## [The request]
Each line of the material must be repeated precisely, with the pictures left out.

## [Data lines]
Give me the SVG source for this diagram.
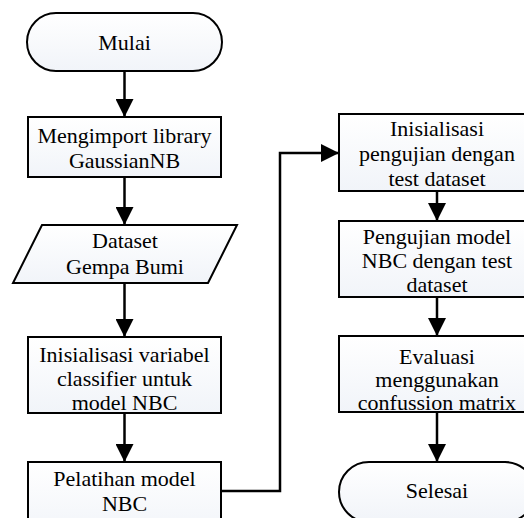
<svg xmlns="http://www.w3.org/2000/svg" width="524" height="518" viewBox="0 0 524 518" font-family="Liberation Serif, Times New Roman, serif" font-size="22">
<style>
.s{fill:url(#g);stroke:#000;stroke-width:2}
.t{font-family:Liberation Serif, Times New Roman, serif;font-size:22px;fill:#000;text-anchor:middle}
.c{fill:none;stroke:#000;stroke-width:2.5}
</style>
<defs>
<linearGradient id="g" x1="0" y1="0" x2="0" y2="1">
<stop offset="0" stop-color="#ffffff"/>
<stop offset="1" stop-color="#f1f4f9"/>
</linearGradient>
<marker id="a" markerUnits="userSpaceOnUse" markerWidth="18" markerHeight="18" refX="18" refY="9" orient="auto">
<path d="M0,0 L18,9 L0,18 z" fill="#000"/>
</marker>
</defs>
<rect width="524" height="518" fill="#fff"/>
<g id="connectors">
<line class="c" x1="124.5" y1="71" x2="124.5" y2="117" marker-end="url(#a)"/>
<line class="c" x1="124.5" y1="177" x2="124.5" y2="225" marker-end="url(#a)"/>
<line class="c" x1="124.5" y1="283" x2="124.5" y2="337" marker-end="url(#a)"/>
<line class="c" x1="124.5" y1="413" x2="124.5" y2="462" marker-end="url(#a)"/>
<polyline class="c" points="222,491 280,491 280,153 339,153" marker-end="url(#a)"/>
<line class="c" x1="437" y1="191" x2="437" y2="221" marker-end="url(#a)"/>
<line class="c" x1="437" y1="297" x2="437" y2="336" marker-end="url(#a)"/>
<line class="c" x1="437" y1="412" x2="437" y2="462" marker-end="url(#a)"/>
</g>
<g id="mulai">
<rect class="s" x="27" y="13" width="195" height="58" rx="29" ry="29"/>
<text class="t" x="124.5" y="50">Mulai</text>
</g>
<g id="import">
<rect class="s" x="28" y="117" width="193" height="60"/>
<text class="t" x="124.5" y="143">Mengimport library</text>
<text class="t" x="124.5" y="168">GaussianNB</text>
</g>
<g id="dataset">
<polygon class="s" points="42,225 237,225 208,283 13,283"/>
<text class="t" x="125" y="248">Dataset</text>
<text class="t" x="125" y="274">Gempa Bumi</text>
</g>
<g id="inisialisasi-variabel">
<rect class="s" x="28" y="337" width="193" height="76"/>
<text class="t" x="124.5" y="362">Inisialisasi variabel</text>
<text class="t" x="124.5" y="386">classifier untuk</text>
<text class="t" x="124.5" y="410">model NBC</text>
</g>
<g id="pelatihan">
<rect class="s" x="28" y="462" width="193" height="76"/>
<text class="t" x="124.5" y="486">Pelatihan model</text>
<text class="t" x="124.5" y="511">NBC</text>
</g>
<g id="inisialisasi-pengujian">
<rect class="s" x="339" y="114" width="196" height="77"/>
<text class="t" x="437" y="136">Inisialisasi</text>
<text class="t" x="437" y="161">pengujian dengan</text>
<text class="t" x="437" y="186">test dataset</text>
</g>
<g id="pengujian">
<rect class="s" x="339" y="221" width="196" height="76"/>
<text class="t" x="437" y="244">Pengujian model</text>
<text class="t" x="437" y="268">NBC dengan test</text>
<text class="t" x="437" y="292">dataset</text>
</g>
<g id="evaluasi">
<rect class="s" x="339" y="336" width="196" height="76"/>
<text class="t" x="437" y="364">Evaluasi</text>
<text class="t" x="437" y="387">menggunakan</text>
<text class="t" x="437" y="410">confussion matrix</text>
</g>
<g id="selesai">
<rect class="s" x="339" y="462" width="196" height="60" rx="30" ry="30"/>
<text class="t" x="437" y="498">Selesai</text>
</g>
</svg>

## [Output]
Give me the SVG source for this diagram.
<svg xmlns="http://www.w3.org/2000/svg" width="524" height="518" viewBox="0 0 524 518" font-family="Liberation Serif, Times New Roman, serif" font-size="22">
<style>
.s{fill:url(#g);stroke:#000;stroke-width:2}
.t{font-family:Liberation Serif, Times New Roman, serif;font-size:22px;fill:#000;text-anchor:middle}
.c{fill:none;stroke:#000;stroke-width:2.5}
</style>
<defs>
<linearGradient id="g" x1="0" y1="0" x2="0" y2="1">
<stop offset="0" stop-color="#ffffff"/>
<stop offset="1" stop-color="#f1f4f9"/>
</linearGradient>
<marker id="a" markerUnits="userSpaceOnUse" markerWidth="18" markerHeight="18" refX="18" refY="9" orient="auto">
<path d="M0,0 L18,9 L0,18 z" fill="#000"/>
</marker>
</defs>
<rect width="524" height="518" fill="#fff"/>
<g id="connectors">
<line class="c" x1="124.5" y1="71" x2="124.5" y2="117" marker-end="url(#a)"/>
<line class="c" x1="124.5" y1="177" x2="124.5" y2="225" marker-end="url(#a)"/>
<line class="c" x1="124.5" y1="283" x2="124.5" y2="337" marker-end="url(#a)"/>
<line class="c" x1="124.5" y1="413" x2="124.5" y2="462" marker-end="url(#a)"/>
<polyline class="c" points="222,491 280,491 280,153 339,153" marker-end="url(#a)"/>
<line class="c" x1="437" y1="191" x2="437" y2="221" marker-end="url(#a)"/>
<line class="c" x1="437" y1="297" x2="437" y2="336" marker-end="url(#a)"/>
<line class="c" x1="437" y1="412" x2="437" y2="462" marker-end="url(#a)"/>
</g>
<g id="mulai">
<rect class="s" x="27" y="13" width="195" height="58" rx="29" ry="29"/>
<text class="t" x="124.5" y="50">Mulai</text>
</g>
<g id="import">
<rect class="s" x="28" y="117" width="193" height="60"/>
<text class="t" x="124.5" y="143">Mengimport library</text>
<text class="t" x="124.5" y="168">GaussianNB</text>
</g>
<g id="dataset">
<polygon class="s" points="42,225 237,225 208,283 13,283"/>
<text class="t" x="125" y="248">Dataset</text>
<text class="t" x="125" y="274">Gempa Bumi</text>
</g>
<g id="inisialisasi-variabel">
<rect class="s" x="28" y="337" width="193" height="76"/>
<text class="t" x="124.5" y="362">Inisialisasi variabel</text>
<text class="t" x="124.5" y="386">classifier untuk</text>
<text class="t" x="124.5" y="410">model NBC</text>
</g>
<g id="pelatihan">
<rect class="s" x="28" y="462" width="193" height="76"/>
<text class="t" x="124.5" y="486">Pelatihan model</text>
<text class="t" x="124.5" y="511">NBC</text>
</g>
<g id="inisialisasi-pengujian">
<rect class="s" x="339" y="114" width="196" height="77"/>
<text class="t" x="437" y="136">Inisialisasi</text>
<text class="t" x="437" y="161">pengujian dengan</text>
<text class="t" x="437" y="186">test dataset</text>
</g>
<g id="pengujian">
<rect class="s" x="339" y="221" width="196" height="76"/>
<text class="t" x="437" y="244">Pengujian model</text>
<text class="t" x="437" y="268">NBC dengan test</text>
<text class="t" x="437" y="292">dataset</text>
</g>
<g id="evaluasi">
<rect class="s" x="339" y="336" width="196" height="76"/>
<text class="t" x="437" y="364">Evaluasi</text>
<text class="t" x="437" y="387">menggunakan</text>
<text class="t" x="437" y="410">confussion matrix</text>
</g>
<g id="selesai">
<rect class="s" x="339" y="462" width="196" height="60" rx="30" ry="30"/>
<text class="t" x="437" y="498">Selesai</text>
</g>
</svg>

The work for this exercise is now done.